David Michôd is clearly a talented filmmaker. I just wish I could figure out what he’s up to.

The Australian writer-director made his debut in 2010 with his striking crime drama Animal Kingdom, which despite its limited release secured an Oscar nomination for Jacki Weaver’s supporting performance. His follow-up film, the post-apocalyptic thriller The Rover, is opening wider this week in Fort Worth, Arlington, and Grapevine. Yet despite its flashes of brilliance, the payoff isn’t enough.

The movie is set in the Australian outback 10 years after an unspecified event that the film calls “The Collapse.” A drifter named Eric (Guy Pearce) is minding his own business, having a drink at an otherwise deserted karaoke bar when a bunch of criminals flip their Humvee nearby as they flee a shootout. The bad guys climb out of their car and jack Eric’s car, and so Eric takes off after them in their own vehicle to get his property back. He fails initially, but all signs point to Eric being a handful — when he goes to buy a handgun from a dealer and discovers he can’t afford it, he simply shoots the seller in the head with the merchandise and walks out with it.


Michôd makes no bones about ripping off the Mad Max movies from the 1980s, though he treats the material with much greater austerity and seriousness. A friendship is supposed to develop between Eric and Rey (Robert Pattinson), the wounded brother of the criminals’ leader (Scoot McNairy), whose cohorts abandon him during the firefight. Doing everything he can to escape his Twilight persona, Pattinson sports a buzz cut, shifts his weight from foot to foot, and delivers his lines in a mush-mouthed redneck American accent. It’s a nice effort, but you’re painfully conscious that Pattinson is acting here. In any event, the writing doesn’t give the actors enough to work with, and it frequently comes off as pretentious philosophizing, as with Eric’s monologue delivered to a soldier (Nash Edgerton) who guards Eric after he is taken prisoner.
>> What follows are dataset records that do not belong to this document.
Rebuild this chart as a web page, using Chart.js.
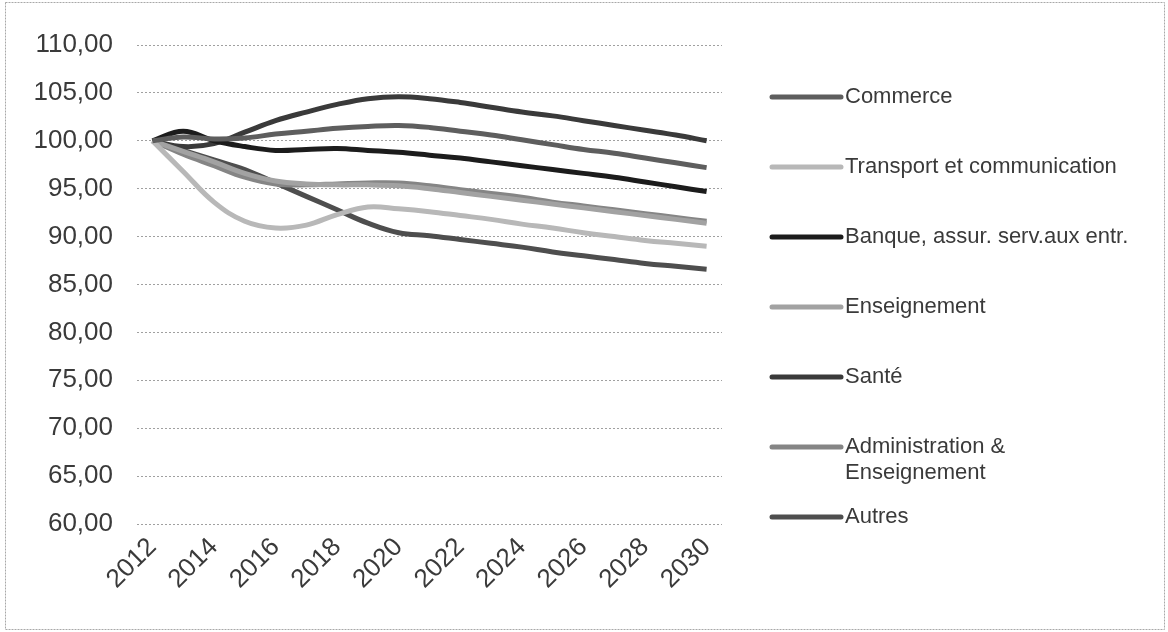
<!DOCTYPE html>
<html>
<head>
<meta charset="utf-8">
<script src="https://cdn.jsdelivr.net/npm/chart.js@4.4.1/dist/chart.umd.min.js"></script>
<style>
  html, body { margin: 0; padding: 0; background: #ffffff; }
  canvas { display: block; }
</style>
</head>
<body>
<canvas id="chart" width="1168" height="632"></canvas>
<script>
// Employment index by sector, 2012 = 100
const years = ['2012','2013','2014','2015','2016','2017','2018','2019','2020','2021',
               '2022','2023','2024','2025','2026','2027','2028','2029','2030'];
const xTickYears = ['2012','2014','2016','2018','2020','2022','2024','2026','2028','2030'];
const yMin = 60, yMax = 110, yStep = 5;

const seriesNames = [
  'Commerce',
  'Transport et communication',
  'Banque, assur. serv.aux entr.',
  'Enseignement',
  'Santé',
  'Administration & Enseignement',
  'Autres'
];

const commerce      = [100, 100.4, 100.2, 100.3, 100.7, 101.0, 101.3, 101.5, 101.6, 101.4, 101.0, 100.6, 100.1, 99.6, 99.1, 98.7, 98.2, 97.7, 97.2];
const transport     = [100, 96.8, 93.6, 91.6, 90.9, 91.2, 92.3, 93.1, 92.9, 92.6, 92.2, 91.8, 91.3, 90.9, 90.4, 90.0, 89.6, 89.3, 89.0];
const banque        = [100, 101.0, 100.0, 99.4, 99.0, 99.1, 99.2, 99.0, 98.8, 98.5, 98.2, 97.8, 97.4, 97.0, 96.6, 96.2, 95.7, 95.2, 94.7];
const enseignement  = [100, 98.9, 97.8, 96.6, 95.8, 95.5, 95.4, 95.4, 95.3, 95.0, 94.6, 94.2, 93.8, 93.4, 93.0, 92.6, 92.2, 91.8, 91.4];
const sante         = [100, 99.4, 99.7, 100.9, 102.1, 103.0, 103.8, 104.4, 104.6, 104.4, 104.0, 103.5, 103.0, 102.6, 102.1, 101.6, 101.1, 100.6, 100.0];
const adminEns      = [100, 98.6, 97.4, 96.2, 95.5, 95.4, 95.5, 95.6, 95.6, 95.3, 94.9, 94.5, 94.1, 93.6, 93.2, 92.8, 92.4, 92.0, 91.6];
const autres        = [100, 99.0, 98.0, 97.0, 95.6, 94.2, 92.8, 91.4, 90.4, 90.1, 89.7, 89.3, 88.9, 88.4, 88.0, 87.6, 87.2, 86.9, 86.6];

const seriesValues = [commerce, transport, banque, enseignement, sante, adminEns, autres];
const seriesColors = ['#5e5e5e', '#b8b8b8', '#1c1c1c', '#a2a2a2', '#3a3a3a', '#858585', '#4e4e4e'];

const FONT = '"Liberation Sans", Arial, sans-serif';
const TEXT_COLOR = '#3a3a3a';

// Legend drawn to the right of the plot, one row per series
const sideLegend = {
  id: 'sideLegend',
  afterDraw(chart) {
    const ctx = chart.ctx;
    ctx.save();
    ctx.font = '22px ' + FONT;
    ctx.textBaseline = 'middle';
    ctx.textAlign = 'left';
    chart.data.datasets.forEach((ds, i) => {
      const y = 97 + i * 70;
      ctx.strokeStyle = ds.borderColor;
      ctx.lineWidth = 5;
      ctx.lineCap = 'round';
      ctx.beginPath();
      ctx.moveTo(772, y);
      ctx.lineTo(841, y);
      ctx.stroke();
      ctx.fillStyle = TEXT_COLOR;
      const words = ds.label.split(' ');
      const lines = [];
      let cur = '';
      words.forEach(w => {
        const test = cur ? cur + ' ' + w : w;
        if (cur && ctx.measureText(test).width > 300) { lines.push(cur); cur = w; }
        else cur = test;
      });
      if (cur) lines.push(cur);
      lines.forEach((ln, k) => ctx.fillText(ln, 845, y + k * 26));
    });
    ctx.restore();
  }
};

// Thin frame around the chart
const frame = {
  id: 'frame',
  afterDraw(chart) {
    const ctx = chart.ctx;
    ctx.save();
    ctx.strokeStyle = '#a8a8a8';
    ctx.lineWidth = 1;
    ctx.setLineDash([2, 1]);
    ctx.strokeRect(5.5, 2.5, chart.width - 9, chart.height - 5);
    ctx.restore();
  }
};

new Chart(document.getElementById('chart'), {
  type: 'line',
  data: {
    labels: years,
    datasets: seriesValues.map((vals, i) => ({
      label: seriesNames[i],
      data: vals,
      borderColor: seriesColors[i],
      backgroundColor: seriesColors[i],
      borderWidth: 5,
      pointRadius: 0,
      tension: 0.4,
      fill: false
    }))
  },
  options: {
    responsive: false,
    animation: false,
    layout: { padding: { top: 45, right: 446, bottom: 0, left: 0 } },
    plugins: {
      legend: { display: false },
      tooltip: { enabled: false }
    },
    scales: {
      x: {
        type: 'category',
        offset: true,
        grid: { display: false, drawTicks: false },
        border: { display: false },
        ticks: {
          autoSkip: false,
          minRotation: 45,
          maxRotation: 45,
          padding: 8,
          color: TEXT_COLOR,
          font: { family: FONT, size: 26 },
          callback(value, index) {
            const lab = years[index];
            return xTickYears.includes(lab) ? lab : '';
          }
        },
        afterFit(scale) { scale.height = 108; }
      },
      y: {
        min: yMin,
        max: yMax,
        grid: { color: '#a0a0a0', lineWidth: 1, drawTicks: false },
        border: { display: false, dash: [2, 2] },
        ticks: {
          stepSize: yStep,
          padding: 24,
          color: TEXT_COLOR,
          font: { family: FONT, size: 26 },
          callback(v) { return v.toFixed(2).replace('.', ','); }
        },
        afterFit(scale) { scale.width = 137; }
      }
    }
  },
  plugins: [sideLegend, frame]
});
</script>
</body>
</html>
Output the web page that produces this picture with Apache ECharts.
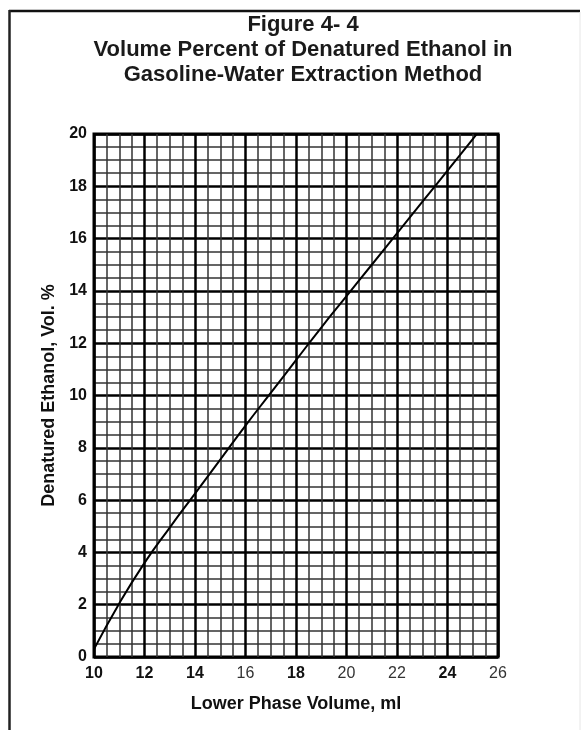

The director does manage a few wonderfully sweaty, tense sequences, like the motel shootout between our protagonists and a group of soldiers that claims innocent lives. Michôd also manages some wit, both visually (the sight of the Hummer flipping over silently in the background while Eric stares at his drink) and aurally (Rey singing along to Keri Hilson’s “Pretty Girl Rock” amid the stark Australian landscape). The final sequence in The Rover reveals an outrageous pun in the movie’s title. It’s meant to be the punchline to a fatalistic cosmic joke, and yet as such it falls pretty flat. Michôd remains a filmmaker with great potential, but he’ll need a different project to realize it.



The Rover

Starring Guy Pearce and Robert Pattinson. Written and directed by David Michôd. Rated R.